Applications Across Engineering and Science
In aerospace engineering, the balance between inertial and gravitational forces determines launch trajectories, orbit transfers, and re-entry profiles. Mission designers compute gravity losses—velocity required merely to counter Earth's gravity—and compare them with inertial requirements for manoeuvres. Avionics algorithms fuse IMU data with GNSS updates to estimate position and velocity, compensating for gravitational biases and inertial drift. Spacecraft attitude control uses reaction wheels and thrusters to command inertial motions while accounting for gravity-gradient torques that arise from differential attraction across the vehicle.

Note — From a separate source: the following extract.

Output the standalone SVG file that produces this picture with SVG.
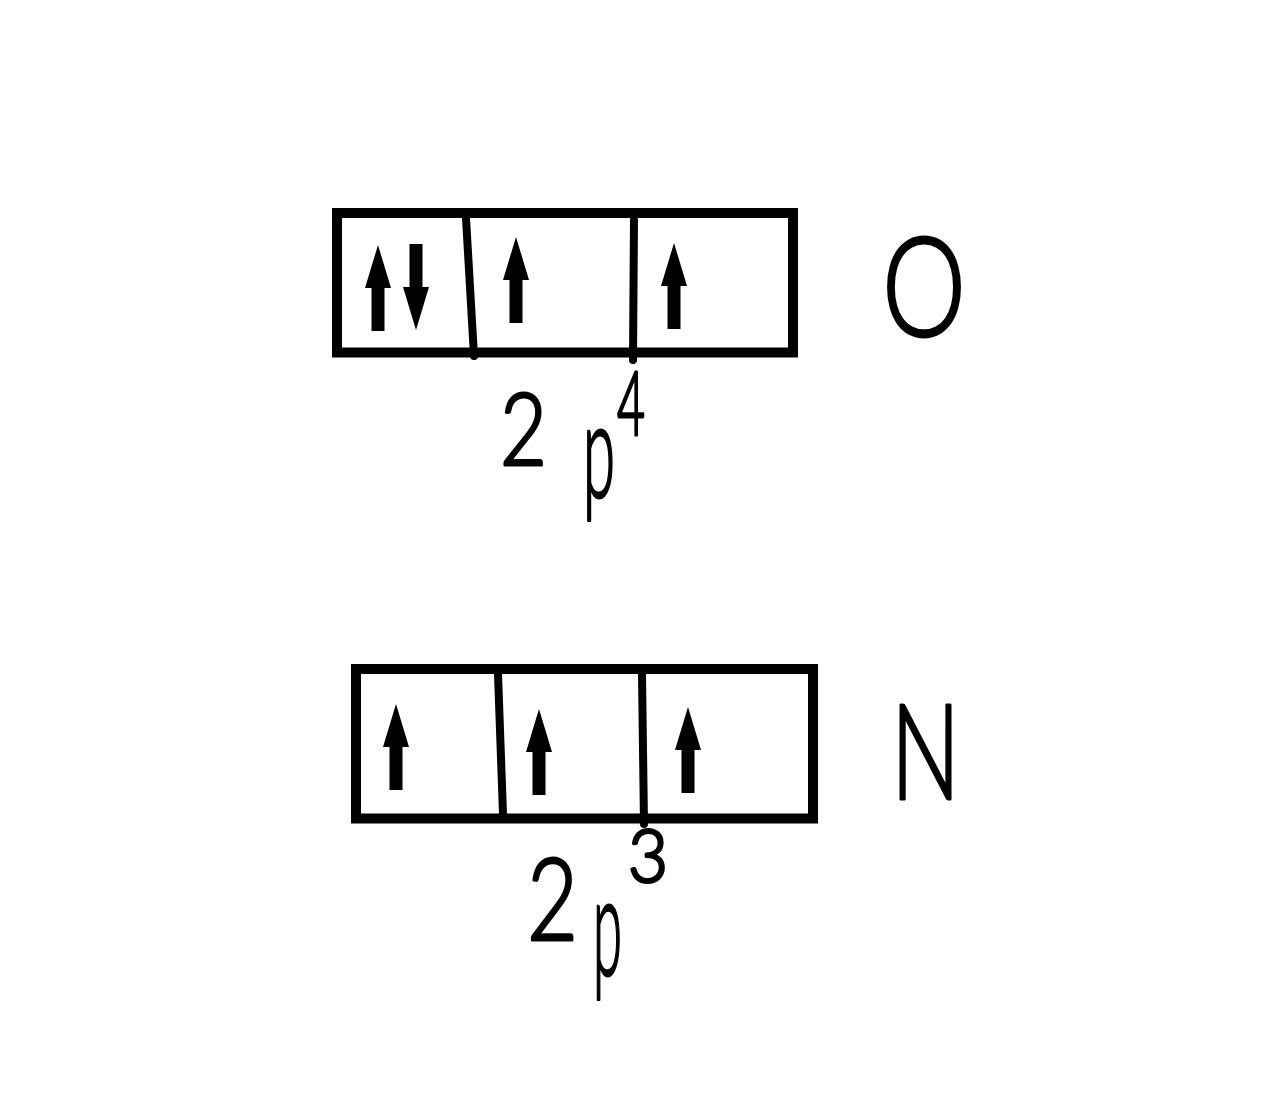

Civil and mechanical engineers evaluate how gravitational loads interact with inertial effects during earthquakes, wind gusts, or vehicle impacts. Structural dynamics models include gravitational preload in finite element simulations, while performing modal analysis to capture inertial mass participation factors. Laboratory centrifuges and shaking tables reproduce combined gravity and inertia loads, informing design codes for buildings, bridges, and industrial equipment. Hydrologists and environmental scientists apply similar principles when modelling sediment transport, where particle inertia and gravitational settling compete with turbulent mixing.
Geodesy and Planetary Science
Geodesists map Earth's gravity field to support surveying, sea-level monitoring, and resource exploration. Satellite missions such as GRACE and GOCE detect minute changes in gravitational potential energy by tracking orbital inertia perturbations. Planetary scientists extend the analysis to other celestial bodies, comparing gravity profiles with moment-of-inertia factors to infer internal structure—key for missions to Mars, the Moon, and icy moons. These applications integrate gravitational data with density measurements and seismic observations to build coherent geophysical models.
Importance, Challenges, and Future Directions
The interplay between inertia and gravity remains central to advancing transportation, energy, and exploration technologies. Accurate modelling supports sustainable aviation trajectories, low-thrust propulsion planning, and re-entry thermal protection design. Precision metrology ensures that data collected by sensors—whether in accelerometers, gravimeters, or strain gauges—maps cleanly to SI-traceable quantities for regulatory compliance and scientific reproducibility.
Looking ahead, enhanced atom interferometers, quantum gyroscopes, and relativistic geodesy promise unprecedented resolution in separating inertial and gravitational effects. These advances will sharpen global positioning systems, improve navigation in GNSS-denied environments, and deepen our understanding of Earth's changing mass distribution. For space missions, integrating general relativistic corrections with classical mechanics will remain essential as spacecraft venture deeper into gravitational wells or operate near small bodies where irregular gravity interacts with weak inertia.
Key Takeaways for Practitioners
- Track inertial and gravitational terms separately in models and documentation to avoid unit errors and misinterpretation of accelerometer data.
- Use dimensionless ratios such as the Froude and Reynolds numbers to understand which force dominates in a given regime, guiding experiments and similarity scaling.
- Exploit calculators like the force from mass & acceleration and gravitational potential energy tools to validate quick estimates before committing to full simulations.
- Stay aware of ongoing experimental tests of the equivalence principle, which reinforce the assumptions underlying engineering analyses.